Sunday, October 30, 2011

The perfect cabin

     One possible benefit of the real estate meltdown may be that some of the older cabins in northern Michigan and the Upper Peninsula will survive, instead of being torn down and replaced with modern second homes. Older cabins have a cozy feel to them with their pine paneling, rustic decks and screened in porches. They can sag a bit, but that only adds to their allure. They may only have one small, cramped bathroom, but who wants to spend the day in the bathroom when you can be outdoors.
     In my travels through Michigan for the past 35 years, I've watched as older rental cabins have been replaced with new, modern ones fully equipped with cable TV, wall-to-wall carpet and microwaves. I feel like I should clean up before going inside.
     But there's one place I love to stay at that has resisted change. It was built in the 1950s and is on a small like in the Michigan/Wisconsin border country. There are no neighbors on the lake, and not a building in view of the deck that overlooks the lake. It's small by today's standards, one bedroom, with a sleeping couch in the living room, but it has pine paneling and a stone fireplace.
     There's a telephone for emergencies, but no television. A book case holds old hard cover books, most dating to the 1940s and 50s, and there's a radio. So the activities in the cabin at night after a day of hunting consisting of talking, reading or sitting in front of the fire -- all through backs.
     The guys I hunt with there are all experienced outdoors men and I learn things from them from their stories, another old time tradition. While we may now live a more convenient life, we've lost something important along the way.

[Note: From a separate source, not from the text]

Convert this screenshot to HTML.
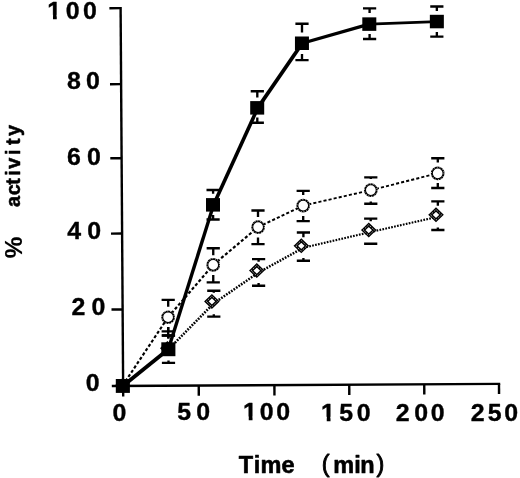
<!DOCTYPE html>
<html lang="en"><head><meta charset="utf-8"><title>% activity vs Time (min)</title>
<style>
html,body{margin:0;padding:0;background:#fff;}
body{width:520px;height:478px;overflow:hidden;}
svg{display:block;}
text{font-family:"Liberation Sans",Arial,Helvetica,sans-serif;font-weight:bold;}
</style></head><body>
<svg width="520" height="478" viewBox="0 0 520 478">
<rect width="520" height="478" fill="#fff"/>
<g stroke="#000" stroke-width="2.4" fill="none" stroke-linecap="butt">
<line x1="120.6" y1="7.0" x2="123.2" y2="396.5"/>
<line x1="111.8" y1="386.0" x2="500.2" y2="383.85"/>
<line x1="109.4" y1="8.2" x2="120.6" y2="8.149999999999999"/>
<line x1="110.0" y1="84.2" x2="121.1" y2="84.15"/>
<line x1="110.3" y1="158.3" x2="121.6" y2="158.25"/>
<line x1="111" y1="233.6" x2="122.1" y2="233.54999999999998"/>
<line x1="111.5" y1="309.5" x2="122.6" y2="309.45"/>
<line x1="198.75" y1="385.5" x2="198.8" y2="395.8"/>
<line x1="274.4" y1="385.1" x2="274.45" y2="395.4"/>
<line x1="349.25" y1="384.6" x2="349.3" y2="394.9"/>
<line x1="424.25" y1="384.2" x2="424.3" y2="394.5"/>
<line x1="499.0" y1="383.8" x2="499.05" y2="394.1"/>
</g>
<path d="M161.90,335.5H175.10M161.90,362.9H175.10M168.5,335.5V338.5M168.5,360.6V362.9" stroke="#000" stroke-width="2.35" fill="none"/>
<path d="M206.50,190.0H219.70M206.50,219.5H219.70M213.1,190.0V193.7M213.1,215.0V219.5" stroke="#000" stroke-width="2.35" fill="none"/>
<path d="M250.70,91.2H263.90M250.70,122.7H263.90M257.3,91.2V97.6M257.3,117.5V122.7" stroke="#000" stroke-width="2.35" fill="none"/>
<path d="M295.40,23.75H308.60M295.40,60.15H308.60M302.0,23.75V32.6M302.0,54.1V60.15" stroke="#000" stroke-width="2.35" fill="none"/>
<path d="M363.00,8.4H376.20M363.00,39.0H376.20M369.6,8.4V13.1M369.6,34.0V39.0" stroke="#000" stroke-width="2.35" fill="none"/>
<path d="M430.25,6.5H443.45M430.25,36.6H443.45M436.85,6.5V11.0M436.85,31.9V36.6" stroke="#000" stroke-width="2.35" fill="none"/>
<path d="M161.60,299.9H174.80M161.60,331.4H174.80M168.2,299.9V306.7M168.2,327.1V331.4" stroke="#000" stroke-width="2.35" fill="none"/>
<path d="M206.65,248.2H219.85M206.65,282.3H219.85M213.25,248.2V255.2M213.25,275.0V282.3" stroke="#000" stroke-width="2.35" fill="none"/>
<path d="M251.40,210.5H264.60M251.40,244.1H264.60M258.0,210.5V217.1M258.0,237.5V244.1" stroke="#000" stroke-width="2.35" fill="none"/>
<path d="M296.60,190.9H309.80M296.60,221.1H309.80M303.2,190.9V195.1M303.2,216.0V221.1" stroke="#000" stroke-width="2.35" fill="none"/>
<path d="M364.20,177.3H377.40M364.20,203.7H377.40M370.8,177.3V179.1M370.8,201.4V203.7" stroke="#000" stroke-width="2.35" fill="none"/>
<path d="M431.20,158.25H444.40M431.20,187.95H444.40M437.8,158.25V162.6M437.8,183.0V187.95" stroke="#000" stroke-width="2.35" fill="none"/>
<path d="M207.20,290.7H220.40M207.20,316.6H220.40M213.8,290.7V292.8M213.8,314.2V316.6" stroke="#000" stroke-width="2.35" fill="none"/>
<path d="M252.00,259.1H265.20M252.00,285.7H265.20M258.6,259.1V261.7M258.6,283.1V285.7" stroke="#000" stroke-width="2.35" fill="none"/>
<path d="M296.80,232.5H310.00M296.80,260.75H310.00M303.4,232.5V237.2M303.4,258.1V260.75" stroke="#000" stroke-width="2.35" fill="none"/>
<path d="M364.10,218.6H377.30M364.10,243.7H377.30M370.7,218.6V221.2M370.7,243.7V243.7" stroke="#000" stroke-width="2.35" fill="none"/>
<path d="M431.25,201.3H444.45M431.25,229.95H444.45M437.85,201.3V205.7M437.85,227.4V229.95" stroke="#000" stroke-width="2.35" fill="none"/>
<path d="M161.70,335.5H174.90M168.2,327.1V338.5" stroke="#000" stroke-width="2.35" fill="none"/>
<line x1="122.85" y1="385.95" x2="168.6" y2="349.2" stroke="#000" stroke-width="2.53" stroke-dasharray="1.7 1.3"/>
<line x1="168.6" y1="349.2" x2="213.8" y2="303.29999999999995" stroke="#000" stroke-width="2.55" stroke-dasharray="1.7 1.3"/>
<line x1="213.8" y1="303.29999999999995" x2="258.6" y2="272.5" stroke="#000" stroke-width="2.50" stroke-dasharray="1.7 1.3"/>
<line x1="258.6" y1="272.5" x2="303.4" y2="247.75" stroke="#000" stroke-width="2.45" stroke-dasharray="1.7 1.3"/>
<line x1="303.4" y1="247.75" x2="370.7" y2="232.0" stroke="#000" stroke-width="2.16" stroke-dasharray="1.7 1.3"/>
<line x1="370.7" y1="232.0" x2="437.85" y2="216.75" stroke="#000" stroke-width="2.15" stroke-dasharray="1.7 1.3"/>
<line x1="122.6" y1="385.6" x2="168.1" y2="317.2" stroke="#000" stroke-width="2.15" stroke-dasharray="3.1 2.1"/>
<line x1="168.1" y1="317.2" x2="213.2" y2="264.9" stroke="#000" stroke-width="2.19" stroke-dasharray="3.1 2.1"/>
<line x1="213.2" y1="264.9" x2="258.1" y2="227.1" stroke="#000" stroke-width="2.18" stroke-dasharray="3.1 2.1"/>
<line x1="258.1" y1="227.1" x2="303.2" y2="205.6" stroke="#000" stroke-width="2.07" stroke-dasharray="3.1 2.1"/>
<line x1="303.2" y1="205.6" x2="370.85" y2="190.1" stroke="#000" stroke-width="1.86" stroke-dasharray="3.1 2.1"/>
<line x1="370.85" y1="190.1" x2="437.7" y2="173.35" stroke="#000" stroke-width="1.88" stroke-dasharray="3.1 2.1"/>
<line x1="122.85" y1="385.95" x2="168.35" y2="349.25" stroke="#000" stroke-width="3.82"/>
<line x1="168.35" y1="349.25" x2="213.6" y2="204.85" stroke="#000" stroke-width="3.41"/>
<line x1="213.6" y1="204.85" x2="257.8" y2="107.85" stroke="#000" stroke-width="3.60"/>
<line x1="257.8" y1="107.85" x2="302.25" y2="43.25" stroke="#000" stroke-width="3.78"/>
<line x1="302.25" y1="43.25" x2="369.3" y2="24.1" stroke="#000" stroke-width="3.36"/>
<line x1="369.3" y1="24.1" x2="436.85" y2="21.55" stroke="#000" stroke-width="2.82"/>
<path d="M116.50,385.6L122.0,380.30L127.50,385.6L122.0,390.90Z" fill="#000" stroke="#000" stroke-width="2.6" stroke-linejoin="miter"/>
<path d="M161.90,348.2L167.4,342.90L172.90,348.2L167.4,353.50Z" fill="#000" stroke="#000" stroke-width="2.6" stroke-linejoin="miter"/>
<path d="M206.40,301.4L211.9,296.10L217.40,301.4L211.9,306.70Z" fill="#fff" stroke="#000" stroke-width="3.2" stroke-linejoin="miter"/>
<path d="M206.40,301.4L211.9,296.10L217.40,301.4L211.9,306.70Z" fill="none" stroke="#fff" stroke-width="0.8" stroke-dasharray="1.1 1.3"/>
<path d="M251.30,270.6L256.8,265.30L262.30,270.6L256.8,275.90Z" fill="#fff" stroke="#000" stroke-width="3.2" stroke-linejoin="miter"/>
<path d="M251.30,270.6L256.8,265.30L262.30,270.6L256.8,275.90Z" fill="none" stroke="#fff" stroke-width="0.8" stroke-dasharray="1.1 1.3"/>
<path d="M295.80,245.85L301.3,240.55L306.80,245.85L301.3,251.15Z" fill="#fff" stroke="#000" stroke-width="3.2" stroke-linejoin="miter"/>
<path d="M295.80,245.85L301.3,240.55L306.80,245.85L301.3,251.15Z" fill="none" stroke="#fff" stroke-width="0.8" stroke-dasharray="1.1 1.3"/>
<path d="M363.25,230.1L368.75,224.80L374.25,230.1L368.75,235.40Z" fill="#fff" stroke="#000" stroke-width="3.2" stroke-linejoin="miter"/>
<path d="M363.25,230.1L368.75,224.80L374.25,230.1L368.75,235.40Z" fill="none" stroke="#fff" stroke-width="0.8" stroke-dasharray="1.1 1.3"/>
<path d="M430.50,214.85L436.0,209.55L441.50,214.85L436.0,220.15Z" fill="#fff" stroke="#000" stroke-width="3.2" stroke-linejoin="miter"/>
<path d="M430.50,214.85L436.0,209.55L441.50,214.85L436.0,220.15Z" fill="none" stroke="#fff" stroke-width="0.8" stroke-dasharray="1.1 1.3"/>
<ellipse cx="168.1" cy="317.2" rx="5.85" ry="5.8" fill="#fff" stroke="#000" stroke-width="2.0"/>
<ellipse cx="168.1" cy="317.2" rx="6.3" ry="6.25" fill="none" stroke="#fff" stroke-width="1.0" stroke-dasharray="0.9 1.9"/>
<ellipse cx="213.2" cy="264.9" rx="5.85" ry="5.8" fill="#fff" stroke="#000" stroke-width="2.0"/>
<ellipse cx="213.2" cy="264.9" rx="6.3" ry="6.25" fill="none" stroke="#fff" stroke-width="1.0" stroke-dasharray="0.9 1.9"/>
<ellipse cx="258.1" cy="227.1" rx="5.85" ry="5.8" fill="#fff" stroke="#000" stroke-width="2.0"/>
<ellipse cx="258.1" cy="227.1" rx="6.3" ry="6.25" fill="none" stroke="#fff" stroke-width="1.0" stroke-dasharray="0.9 1.9"/>
<ellipse cx="303.2" cy="205.6" rx="5.85" ry="5.8" fill="#fff" stroke="#000" stroke-width="2.0"/>
<ellipse cx="303.2" cy="205.6" rx="6.3" ry="6.25" fill="none" stroke="#fff" stroke-width="1.0" stroke-dasharray="0.9 1.9"/>
<ellipse cx="370.85" cy="190.1" rx="5.85" ry="5.8" fill="#fff" stroke="#000" stroke-width="2.0"/>
<ellipse cx="370.85" cy="190.1" rx="6.3" ry="6.25" fill="none" stroke="#fff" stroke-width="1.0" stroke-dasharray="0.9 1.9"/>
<ellipse cx="437.7" cy="173.35" rx="5.85" ry="5.8" fill="#fff" stroke="#000" stroke-width="2.0"/>
<ellipse cx="437.7" cy="173.35" rx="6.3" ry="6.25" fill="none" stroke="#fff" stroke-width="1.0" stroke-dasharray="0.9 1.9"/>
<rect x="115.80" y="379.00" width="14.1" height="13.9" fill="#000"/>
<rect x="161.30" y="342.30" width="14.1" height="13.9" fill="#000"/>
<rect x="206.00" y="198.10" width="14.0" height="13.5" fill="#000"/>
<rect x="250.20" y="101.10" width="14.0" height="13.5" fill="#000"/>
<rect x="294.95" y="36.50" width="14.0" height="13.5" fill="#000"/>
<rect x="362.30" y="17.35" width="14.0" height="13.5" fill="#000"/>
<rect x="429.85" y="14.80" width="14.0" height="13.5" fill="#000"/>
<g font-family="'Liberation Sans', Arial, Helvetica, sans-serif" font-weight="bold" fill="#000" stroke="#000" stroke-width="0.6" stroke-linejoin="round">
<text transform="translate(0,18.60) scale(1.06,1.0)" x="44.67 62.07 78.20" y="0" font-size="23.5" stroke-width="0.35">100</text>
<rect x="47.92" y="14.80" width="5.07" height="5.60" fill="#fff" stroke="none"/>
<rect x="56.76" y="14.80" width="4.75" height="5.60" fill="#fff" stroke="none"/>
<text transform="translate(0,89.10) scale(1.06,1.0)" x="63.17 81.17" y="0" font-size="23.5" stroke-width="0.35">80</text>
<text transform="translate(0,165.00) scale(1.06,1.0)" x="63.13 82.02" y="0" font-size="23.5" stroke-width="0.35">60</text>
<text transform="translate(0,239.10) scale(1.06,1.0)" x="63.40 82.26" y="0" font-size="23.5" stroke-width="0.35">40</text>
<text transform="translate(0,314.50) scale(1.06,1.0)" x="67.54 86.36" y="0" font-size="23.5" stroke-width="0.35">20</text>
<text transform="translate(0,391.00) scale(1.06,1.0)" x="80.94" y="0" font-size="23.5" stroke-width="0.35">0</text>
<text transform="translate(0,420.50) scale(1.06,1.0)" x="106.12" y="0" font-size="23.5" stroke-width="0.35">0</text>
<text transform="translate(0,420.40) scale(1.06,1.0)" x="167.25 185.23" y="0" font-size="23.5" stroke-width="0.35">50</text>
<text transform="translate(0,420.40) scale(1.06,1.0)" x="229.34 245.13 260.70" y="0" font-size="23.5" stroke-width="0.35">100</text>
<rect x="243.67" y="416.60" width="5.07" height="5.60" fill="#fff" stroke="none"/>
<rect x="252.51" y="416.60" width="4.75" height="5.60" fill="#fff" stroke="none"/>
<text transform="translate(0,420.60) scale(1.06,1.0)" x="302.92 320.08 336.64" y="0" font-size="23.5" stroke-width="0.35">150</text>
<rect x="321.67" y="416.80" width="5.07" height="5.60" fill="#fff" stroke="none"/>
<rect x="330.51" y="416.80" width="4.75" height="5.60" fill="#fff" stroke="none"/>
<text transform="translate(0,420.60) scale(1.06,1.0)" x="373.34 390.84 406.41" y="0" font-size="23.5" stroke-width="0.35">200</text>
<text transform="translate(0,420.60) scale(1.06,1.0)" x="444.00 460.18 475.79" y="0" font-size="23.5" stroke-width="0.35">250</text>
<text transform="translate(0,472.70) scale(1.0,1.0)" x="238.74 253.86 260.45 281.58" y="0" font-size="23.5">Time</text>
<text transform="translate(0,472.7)" x="321.84 333.15 354.36 360.35 376.46" y="-0.4 0 0 0 -0.4" font-size="23.5"><tspan font-weight="normal" stroke-width="0.85">(</tspan>min<tspan font-weight="normal" stroke-width="0.85">)</tspan></text>
<text transform="translate(22.2,0) rotate(-90) scale(1.04,1.0)" x="-248.27" y="0" font-size="23.3" stroke-width="0.15">%</text>
<text transform="translate(20.4,0) rotate(-90) scale(0.85,0.9)" x="-243.51 -229.62 -217.34 -206.80 -198.56 -182.45 -170.64 -160.06" y="0" font-size="23.3">activity</text>
</g>
</svg>
</body></html>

Wednesday, October 26, 2011

The last day in the woods

A sadness comes over me on my last day of a hunting, fishing or paddling trip in the Upper Peninsula, one that prompts me to find a quiet place to sit on a stump or log, away from companions, usually spending about 30 minute enjoying the silence, knowing it will be a long time before there are no people or noise around. It doesn't work in the Lower Peninsula -- too many people. It only works in the vast spaces of the U.P., the more desolate the landscape the better. This fall my little ritual was performed in a hunting place in the eastern U.P. I call the Thornapples, a special spot where I first hunted my dog Maggie nearly 20 years. Most would quickly drive past it, if they even ventured out there on the sandy and often mud filled roads. There are no towering trees or waterfalls, just scrub land cut over more than a 100 years ago and left to recover as best as possible, the white pines replaced with the Thornapples, a bush with many thorns, as the name implies, that bear tiny apple-like fruit. It's a great place to hunt woodcock on their annual fall migration south. It's a tough place to hunt and I'm often plucking them out of my legs until Thanksgiving.
It was the last day of our eight-day hunt, and my 63-year-old legs were hurting, so I told my younger companion to take a swing without me, so as not to be slowed by an old guy like me. I sat on a downed log and did my devotional thinking, and then got up and started walking again towards where I'd heard him last shooting and calling his 12 year old dog. The Brit came wandering out of the Thornapples and came right to me. I figured that in dog years she was probably older than me, so I held her by the collar and made her sit and do her own thinking about the last day of the season. She didn't object, even though bird dogs have a drive to keep hunting, one that I often fear kills older dogs. Maybe it will kill me some day, but there couldn't be a better way to go than sitting alone on a stump in the U.P. woods contemplating the solitariness of being in the woods alone on the last day of a good hunt with good companions.